Quantitative Performance:
- DTU (3 views): Achieved 20.51 dB PSNR, outperforming the previous SOTA (NexusGS) by +0.3 dB.
- LLFF (3 views): Achieved 21.17 dB PSNR, a +0.1 dB improvement over the best baseline.
- Mip-NeRF-360 (24 views): Achieved 23.88 dB PSNR, slightly outperforming NexusGS.
- The method also showed superior performance in SSIM and LPIPS metrics across all datasets.
Qualitative Results: Visual comparisons show significantly sharper textures, better preservation of object boundaries, and fewer artifacts in under-constrained regions compared to CoR-GS and NexusGS.
Ablation Studies: Confirmed that removing any component (hierarchical structure, semantic/geometry priors, reliability assessment, or protection mechanism) leads to a drop in performance, validating the necessity of the full multimodal approach.

5. Significance

This work addresses a critical bottleneck in 3D reconstruction: data scarcity.
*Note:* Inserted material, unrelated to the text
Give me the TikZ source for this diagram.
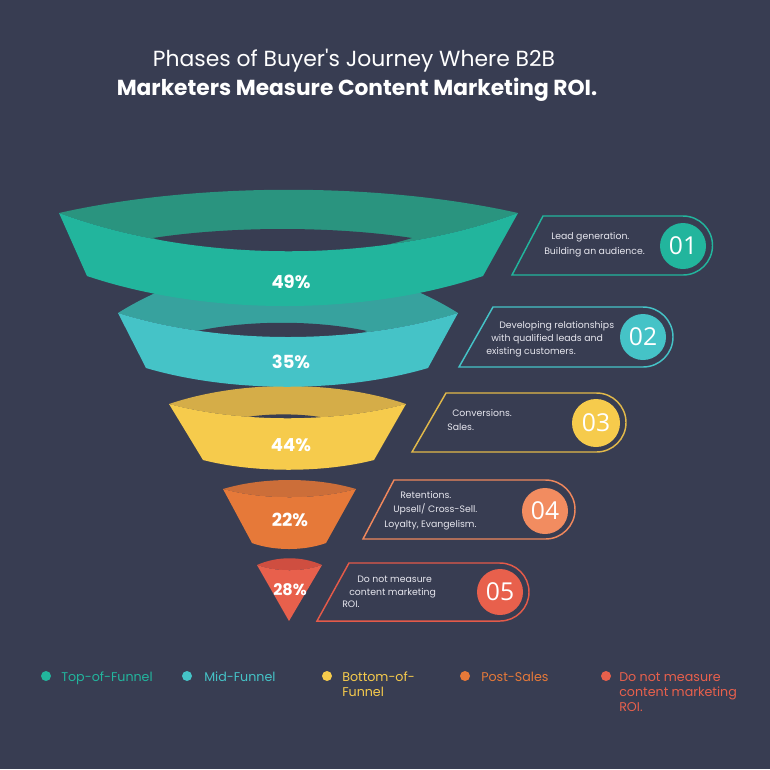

By moving beyond simple residual-based densification and integrating semantic and geometric priors, the proposed method:

Reduces Overfitting: It prevents the model from hallucinating geometry based on texture noise.
Improves Efficiency: It allocates computational resources (Gaussians) only where they yield reliable geometric gains.
Enables Practical Applications: The ability to render high-fidelity scenes from very few images (e.g., 3 views) makes the technology viable for mobile AR/VR, rapid prototyping, and scenarios where capturing dense video is impractical.

In summary, the paper presents a robust, hierarchical approach that leverages multimodal priors to guide the structural learning of 3D Gaussians, setting a new state-of-the-art for sparse-view novel view synthesis.